- Belltown Location within Delaware Belltown Location within the United States
- Coordinates: 38°44′49″N 75°10′41″W﻿ / ﻿38.74694°N 75.17806°W
- Country: United States
- State: Delaware
- County: Sussex
- Elevation: 26 ft (7.9 m)
- Time zone: UTC-5 (Eastern (EST))
- • Summer (DST): UTC-4 (EDT)
- Area code: 302
- GNIS feature ID: 213630

= Belltown, Delaware =

Unincorporated community in Delaware, United States

Belltown is an unincorporated community in Sussex County, Delaware, United States. Belltown is located along U.S. Route 9, 5.5 mi west-northwest of Rehoboth Beach.

==History==
Belltown was founded about 1840 by Jacob Bell, a "free colored man." Under Delaware law, a person of color was one identified as being of one-sixteenth or more non-European stock.
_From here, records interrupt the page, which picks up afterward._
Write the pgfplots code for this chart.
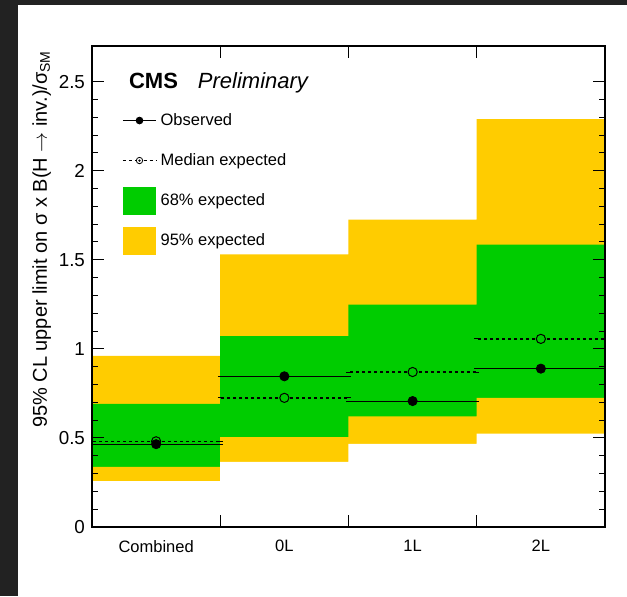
\documentclass[border=0pt]{standalone}
\usepackage{pgfplots}
\pgfplotsset{compat=1.18}
\usepackage{pgfplotstable}
\usepackage{fontspec}
\setmainfont{Liberation Sans}

\definecolor{band68}{RGB}{0,204,0}
\definecolor{band95}{RGB}{255,204,0}
\definecolor{framecol}{RGB}{34,34,34}

% expected bands per category (left bin edge), last row closes the step
\pgfplotstableread{
edge lo95  hi95  lo68  hi68
0    0.257 0.960 0.337 0.691
1    0.365 1.530 0.505 1.072
2    0.466 1.725 0.621 1.248
3    0.524 2.290 0.725 1.585
4    0.524 2.290 0.725 1.585
}\bands

% observed and median expected limits at bin centres
\pgfplotstableread{
x   obs   med
0.5 0.465 0.481
1.5 0.846 0.725
2.5 0.707 0.870
3.5 0.889 1.056
}\limits

\begin{document}
\begin{tikzpicture}[x=1pt,y=1pt]
\fill[framecol] (0,0) rectangle (313.5,-298);
\fill[white] (9,-2.5) rectangle (313.5,-298);
\begin{axis}[
  scale only axis,
  width=256.5pt, height=240.5pt,
  at={(46pt,-263.5pt)}, anchor=south west,
  xmin=0, xmax=4, ymin=0, ymax=2.7,
  axis on top,
  axis line style={line width=0.6pt},
  tick style={black, line width=0.5pt},
  tick align=inside,
  major tick length=6pt, minor tick length=3pt,
  xtick={1,2,3}, xticklabels={},
  extra x ticks={0.5,1.5,2.5,3.5},
  extra x tick labels={Combined,0L,1L,2L},
  extra x tick style={major tick length=0pt},
  xticklabel style={font=\fontsize{8.25}{10}\selectfont, yshift=-3pt},
  ytick={0,0.5,1,1.5,2,2.5},
  minor y tick num=4,
  yticklabel style={font=\fontsize{9.4}{11}\selectfont},
  /pgf/number format/assume math mode=true,
  ylabel={95\% CL upper limit on σ x B(H $\rightarrow$ inv.)/σ\textsubscript{SM}},
  ylabel style={at={([xshift=-22.5pt,yshift=-2pt]rel axis cs:0,1)}, anchor=base east, inner sep=0pt, font=\fontsize{10}{12}\selectfont},
  legend cell align=left,
  legend style={draw=none, fill=none, at={(rel axis cs:0,0.875)}, anchor=north west,
    xshift=15pt, font=\fontsize{8.25}{10}\selectfont, row sep=6pt, inner sep=0pt},
]
% legend entries
\addlegendimage{legend image code/.code={
  \path[draw=none, fill=none] (0pt,-7pt) rectangle (16.5pt,7pt);
  \draw[black, line width=0.5pt] (0pt,0pt) -- (16.5pt,0pt);
  \fill[black] (8.25pt,0pt) circle (1.7pt);}}
\addlegendentry{Observed}
\addlegendimage{legend image code/.code={
  \path[draw=none, fill=none] (0pt,-7pt) rectangle (16.5pt,7pt);
  \draw[black, line width=0.6pt, dash pattern=on 1.5pt off 1.5pt] (0pt,0pt) -- (6.2pt,0pt) (10.3pt,0pt) -- (16.5pt,0pt);
  \draw[black, line width=0.4pt] (8.25pt,0pt) circle (1.6pt);
  \fill[black] (8.25pt,0pt) circle (0.35pt);}}
\addlegendentry{Median expected}
\addlegendimage{legend image code/.code={
  \fill[band68, draw=none] (0pt,-7pt) rectangle (16.5pt,7pt);}}
\addlegendentry{68\% expected}
\addlegendimage{legend image code/.code={
  \fill[band95, draw=none] (0pt,-7pt) rectangle (16.5pt,7pt);}}
\addlegendentry{95\% expected}

% bands, painted from the outermost edge inwards as filled steps
\addplot[fill=band95, draw=none, const plot, forget plot] table[x=edge,y=hi95]{\bands} \closedcycle;
\addplot[fill=band68, draw=none, const plot, forget plot] table[x=edge,y=hi68]{\bands} \closedcycle;
\addplot[fill=band95, draw=none, const plot, forget plot] table[x=edge,y=lo68]{\bands} \closedcycle;
\addplot[fill=white, draw=none, const plot, forget plot] table[x=edge,y=lo95]{\bands} \closedcycle;

% median expected
\addplot[only marks, mark=*, mark size=2.3pt, forget plot,
  mark options={fill=band68, draw=black, line width=0.5pt, solid},
  error bars/.cd, x dir=both, x fixed=0.5,
  error bar style={black, line width=0.75pt, dash pattern=on 1.5pt off 1.5pt},
  error mark options={black, solid, mark size=1.2pt, line width=0.5pt}]
  table[x=x,y=med]{\limits};
% observed
\addplot[only marks, mark=*, mark size=2.3pt, forget plot,
  mark options={fill=black, draw=black},
  error bars/.cd, x dir=both, x fixed=0.5,
  error bar style={black, line width=0.5pt},
  error mark options={black, mark size=1.2pt, line width=0.5pt}]
  table[x=x,y=obs]{\limits};

\node[anchor=base west, xshift=15pt, yshift=-21pt, font=\fontsize{11}{13}\selectfont]
  at (rel axis cs:0,1) {\textbf{CMS}\hspace{10pt}\textit{Preliminary}};
\node[anchor=base east, xshift=-3pt, yshift=5.5pt, font=\fontsize{11}{13}\selectfont]
  at (rel axis cs:1,1) {35.9 fb\textsuperscript{-1} (13 TeV)};
\end{axis}
\pgfresetboundingbox
\path[use as bounding box] (0,0) rectangle (313.5,-298);
\end{tikzpicture}
\end{document}
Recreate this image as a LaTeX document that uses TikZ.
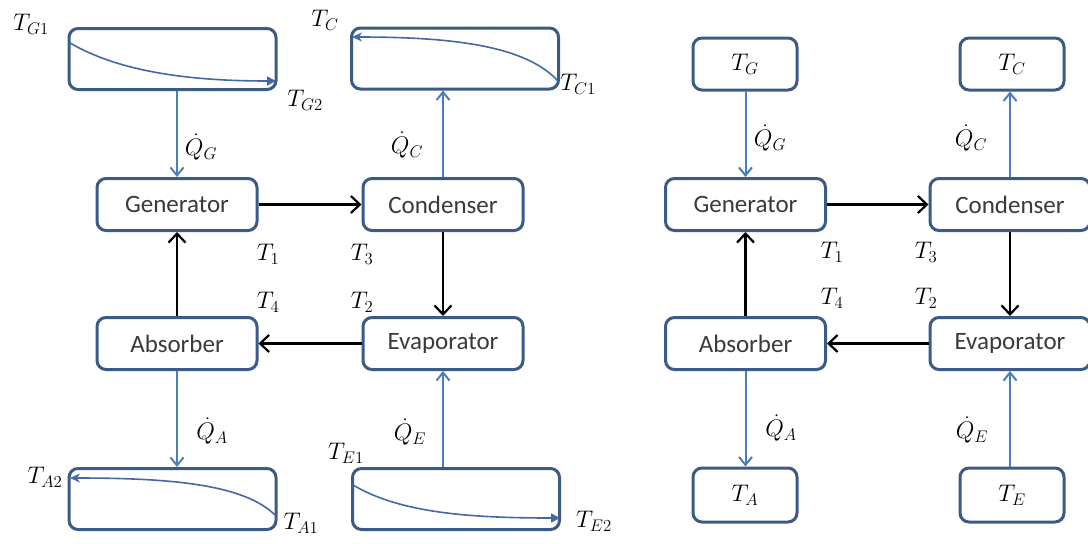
\RequirePackage{fix-cm}
\documentclass[tikz,border=0pt]{standalone}
\usepackage{fontspec}
\setmainfont{Carlito}
\usetikzlibrary{arrows.meta}
\definecolor{boxc}{HTML}{3B5B86}
\definecolor{bluea}{HTML}{4A7EBB}
\definecolor{curvec}{HTML}{4468A6}
\definecolor{txt}{HTML}{3A3A3A}
\begin{document}
\begin{tikzpicture}[x=1pt,y=-1pt,
  rbox/.style={draw=boxc, line width=3pt, rounded corners=9pt, fill=white, inner sep=0pt,
    font=\fontsize{25}{28}\selectfont, text=txt},
  hx/.style={rbox, minimum width=207pt, minimum height=61pt},
  proc/.style={rbox, minimum width=160pt, minimum height=52pt},
  res/.style={rbox, minimum width=104pt, minimum height=52pt, font=\fontsize{24}{28}\selectfont, text=black},
  lab/.style={inner sep=0pt, font=\fontsize{24}{28}\selectfont, text=black},
  flow/.style={draw=black, line width=2.2pt, -{Straight Barb[length=9pt,width=17pt,line width=2.2pt]}},
  heat/.style={draw=bluea, line width=2pt, -{Straight Barb[length=8pt,width=13pt,line width=2pt]}},
  tcurve/.style={draw=curvec, line width=1.6pt}
]
\useasboundingbox (0,0) rectangle (1088,544);
% ---------------- left diagram ----------------
\node[hx] (hg) at (172.5,59) {};
\node[hx] (hc) at (455,58.5) {};
\node[hx] (ha) at (172.5,499) {};
\node[hx] (he) at (456,499) {};
\node[proc] (gen) at (177,204.5) {Generator};
\node[proc] (con) at (443,204.5) {Condenser};
\node[proc] (abs) at (177,343.5) {Absorber};
\node[proc] (eva) at (443,343.5) {Evaporator};

\draw[flow] (gen.east) -- (con.west);
\draw[flow] (con.south) -- (eva.north);
\draw[flow] (eva.west) -- (abs.east);
\draw[flow] (abs.north) -- (gen.south);

\draw[heat] (hg.south -| gen.north) -- (gen.north);
\draw[heat] (con.north) -- (con.north |- hc.south);
\draw[heat] (abs.south) -- (abs.south |- ha.north);
\draw[heat] (eva.south |- he.north) -- (eva.south);

% temperature curves inside the heat exchangers
\coordinate (g1) at (70,43);   \coordinate (g2) at (276,81);
\coordinate (c1) at (558,81);  \coordinate (c2) at (352,37);
\coordinate (a1) at (276,516); \coordinate (a2) at (70,478);
\coordinate (e1) at (353,485); \coordinate (e2) at (560,518);
\draw[tcurve, -{Triangle[length=9pt,width=9pt]}] (g1) .. controls (120,72) and (190,81) .. (g2);
\draw[tcurve, -{Stealth[length=10pt,width=9pt,open]}] (c1) .. controls (525,45) and (450,37) .. (c2);
\draw[tcurve, -{Stealth[length=10pt,width=9pt,open]}] (a1) .. controls (245,484) and (170,478) .. (a2);
\draw[tcurve, -{Triangle[length=9pt,width=9pt]}] (e1) .. controls (400,513) and (470,518) .. (e2);

\node[lab] (lg1) at (31,24) {$T_{G1}$};
\node[lab] (lg2) at (305,100) {$T_{G2}$};
\node[lab] (lc) at (325,20) {$T_{C}$};
\node[lab] (lc1) at (578,84) {$T_{C1}$};
\node[lab] (la2) at (45,477) {$T_{A2}$};
\node[lab] (la1) at (301,523) {$T_{A1}$};
\node[lab] (le1) at (346,453) {$T_{E1}$};
\node[lab] (le2) at (594,521) {$T_{E2}$};

\node[lab] (qg) at (201,147) {$\dot{Q}_G$};
\node[lab] (qc) at (407,145) {$\dot{Q}_C$};
\node[lab] (qa) at (212,431) {$\dot{Q}_A$};
\node[lab] (qe) at (410,432) {$\dot{Q}_E$};

\node[lab] (t1) at (268,254) {$T_1$};
\node[lab] (t3) at (362,254) {$T_3$};
\node[lab] (t4) at (268,302) {$T_4$};
\node[lab] (t2) at (362,302) {$T_2$};

% ---------------- right diagram ----------------
\node[res] (tg) at (745,64) {$T_G$};
\node[res] (tc) at (1012,64) {$T_C$};
\node[res, minimum height=54pt] (ta) at (745,495) {$T_A$};
\node[res, minimum height=54pt] (te) at (1012,495) {$T_E$};
\node[proc] (gen2) at (745.5,204.5) {Generator};
\node[proc] (con2) at (1010,204.5) {Condenser};
\node[proc] (abs2) at (745.5,343.5) {Absorber};
\node[proc] (eva2) at (1010,343.5) {Evaporator};

\draw[flow] (gen2.east) -- (con2.west);
\draw[flow] (con2.south) -- (eva2.north);
\draw[flow] (eva2.west) -- (abs2.east);
\draw[flow] (abs2.north) -- (gen2.south);

\draw[heat] (tg.south -| gen2.north) -- (gen2.north);
\draw[heat] (con2.north) -- (con2.north |- tc.south);
\draw[heat] (abs2.south) -- (abs2.south |- ta.north);
\draw[heat] (eva2.south |- te.north) -- (eva2.south);

\node[lab] (qg2) at (770,138) {$\dot{Q}_G$};
\node[lab] (qc2) at (971,138) {$\dot{Q}_C$};
\node[lab] (qa2) at (781,428) {$\dot{Q}_A$};
\node[lab] (qe2) at (972,430) {$\dot{Q}_E$};

\node[lab] (t12) at (832,252) {$T_1$};
\node[lab] (t32) at (926,252) {$T_3$};
\node[lab] (t42) at (832,298) {$T_4$};
\node[lab] (t22) at (926,298) {$T_2$};
\end{tikzpicture}
\end{document}
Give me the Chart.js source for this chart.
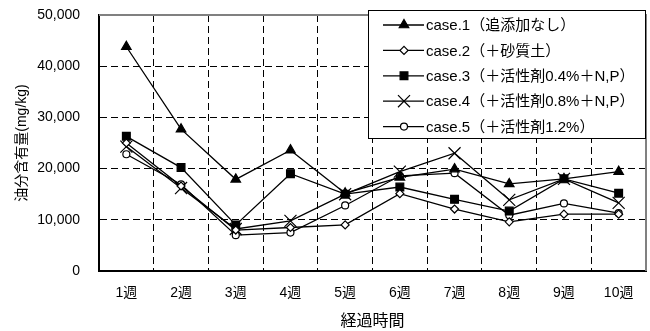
<!DOCTYPE html>
<html><head><meta charset="utf-8">
<script src="https://cdn.jsdelivr.net/npm/chart.js@4/dist/chart.umd.min.js"></script>
<style>html,body{margin:0;padding:0;background:#fff}#wrap{width:650px;height:331px}</style>
</head><body><div id="wrap"><canvas id="c" width="650" height="331"></canvas></div>
<script>
const categories = ['1週','2週','3週','4週','5週','6週','7週','8週','9週','10週'];
const seriesNames = ['case.1（追添加なし）','case.2（＋砂質土）','case.3（＋活性剤0.4%＋N,P）','case.4（＋活性剤0.8%＋N,P）','case.5（＋活性剤1.2%）'];
const case1 = [43800, 27700, 17900, 23600, 15200, 18300, 19900, 17000, 18000, 19400];
const case2 = [25000, 16600, 8000, 8500, 9000, 15100, 12100, 9600, 11100, 11100];
const case3 = [26300, 20200, 9000, 19000, 15000, 16400, 14000, 11700, 18000, 15200];
const case4 = [24300, 16200, 8200, 9800, 15000, 19400, 23000, 13900, 18000, 13300];
const case5 = [22800, 16900, 7000, 7500, 12800, 18600, 19100, 10900, 13200, 11300];
const yMin = 0, yMax = 50000, yStep = 10000;
const xTitle = '経過時間';
const yTitle = '油分含有量(mg/kg)';

const FONT = '"Liberation Sans", Arial, "Noto Sans CJK JP", sans-serif';
const styles = [
  {pointStyle:'triangle', pointRadius:5.5, bg:'#000'},
  {pointStyle:'rectRot', pointRadius:4, bg:'#fff'},
  {pointStyle:'rect', pointRadius:5.5, bg:'#000'},
  {pointStyle:'crossRot', pointRadius:8.5, bg:'#000'},
  {pointStyle:'circle', pointRadius:3.5, bg:'#fff'}
];
const values = [case1, case2, case3, case4, case5];
const datasets = values.map((v, i) => ({
  label: seriesNames[i],
  data: v,
  borderColor: '#000',
  borderWidth: 1.3,
  backgroundColor: styles[i].bg,
  pointStyle: styles[i].pointStyle,
  pointRadius: styles[i].pointRadius,
  pointHoverRadius: styles[i].pointRadius,
  pointBackgroundColor: styles[i].bg,
  pointBorderColor: '#000',
  pointBorderWidth: 1.2,
  fill: false,
  tension: 0
}));

function drawMarker(ctx, st, x, y) {
  if (Chart.helpers && Chart.helpers.drawPoint) {
    ctx.save();
    ctx.fillStyle = st.bg; ctx.strokeStyle = '#000'; ctx.lineWidth = 1.2;
    Chart.helpers.drawPoint(ctx, {pointStyle: st.pointStyle, radius: st.pointRadius, rotation: 0, borderWidth: 1.2}, x, y);
    ctx.restore();
  }
}

const legendPlugin = {
  id: 'boxLegend',
  afterDraw(chart) {
    const ctx = chart.ctx, ca = chart.chartArea;
    ctx.save();
    ctx.strokeStyle = '#808080'; ctx.lineWidth = 2;
    ctx.beginPath();
    ctx.moveTo(ca.left, ca.top); ctx.lineTo(ca.right, ca.top); ctx.lineTo(ca.right, ca.bottom);
    ctx.stroke();
    ctx.restore();
    const bx = ca.right - 278, by = ca.top - 5, bw = 277, bh = 128;
    ctx.save();
    ctx.fillStyle = '#fff'; ctx.fillRect(bx, by, bw, bh);
    ctx.strokeStyle = '#000'; ctx.lineWidth = 1; ctx.strokeRect(bx + 0.5, by + 0.5, bw, bh);
    ctx.font = '15px ' + FONT; ctx.fillStyle = '#000'; ctx.textBaseline = 'middle';
    seriesNames.forEach((n, i) => {
      const y = by + 15 + i * 25.4;
      ctx.strokeStyle = '#000'; ctx.lineWidth = 1.3;
      ctx.beginPath(); ctx.moveTo(bx + 15, y); ctx.lineTo(bx + 56, y); ctx.stroke();
      drawMarker(ctx, styles[i], bx + 36, y);
      ctx.fillStyle = '#000';
      ctx.fillText(n, bx + 58, y + 1);
    });
    ctx.restore();
  }
};

new Chart(document.getElementById('c'), {
  type: 'line',
  data: {labels: categories, datasets},
  options: {
    responsive: false, animation: false, devicePixelRatio: 1,
    layout: {autoPadding: false, padding: {top: 15, right: 4, left: 0, bottom: 0}},
    plugins: {legend: {display: false}, tooltip: {enabled: false}},
    scales: {
      x: {
        offset: true,
        grid: {offset: true, color: '#000', lineWidth: 1, drawTicks: false},
        border: {color: '#000', width: 2, dash: [7, 4]},
        ticks: {color: '#000', font: {size: 14, family: FONT}, padding: 14, maxRotation: 0},
        title: {display: true, text: xTitle, color: '#000', font: {size: 16, family: FONT}, padding: {top: 0, bottom: 0}},
        afterFit(s) { s.height = 60; s.paddingLeft = 0; s.paddingRight = 0; }
      },
      y: {
        min: yMin, max: yMax,
        grid: {color: '#000', lineWidth: 1, drawTicks: false},
        border: {color: '#000', width: 2, dash: [7, 4]},
        ticks: {stepSize: yStep, color: '#000', font: {size: 14, family: FONT}, padding: 19,
          callback: v => Number(v).toLocaleString('en-US')},
        title: {display: true, text: yTitle, color: '#000', font: {size: 14, family: FONT}, padding: {top: 14, bottom: 0}},
        afterFit(s) { s.width = 99; s.paddingTop = 0; s.paddingBottom = 0; }
      }
    }
  },
  plugins: [legendPlugin]
});
</script></body></html>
This included not only African Americans and persons of racially mixed ancestry, but Native Americans, such as the state-recognized Nanticoke Indian Association. Although nearby Lewes, the oldest town in Sussex County, had its own clearly defined minority neighborhoods, Belltown represents the first successful effort to create a separate community. Most of the residents of Belltown were dependent upon the nearby town for their livelihoods. Some, however, including the owners of the Norwood House, have been substantial landowners and the heirs of families who have owned their own farms at least since the early 19th century.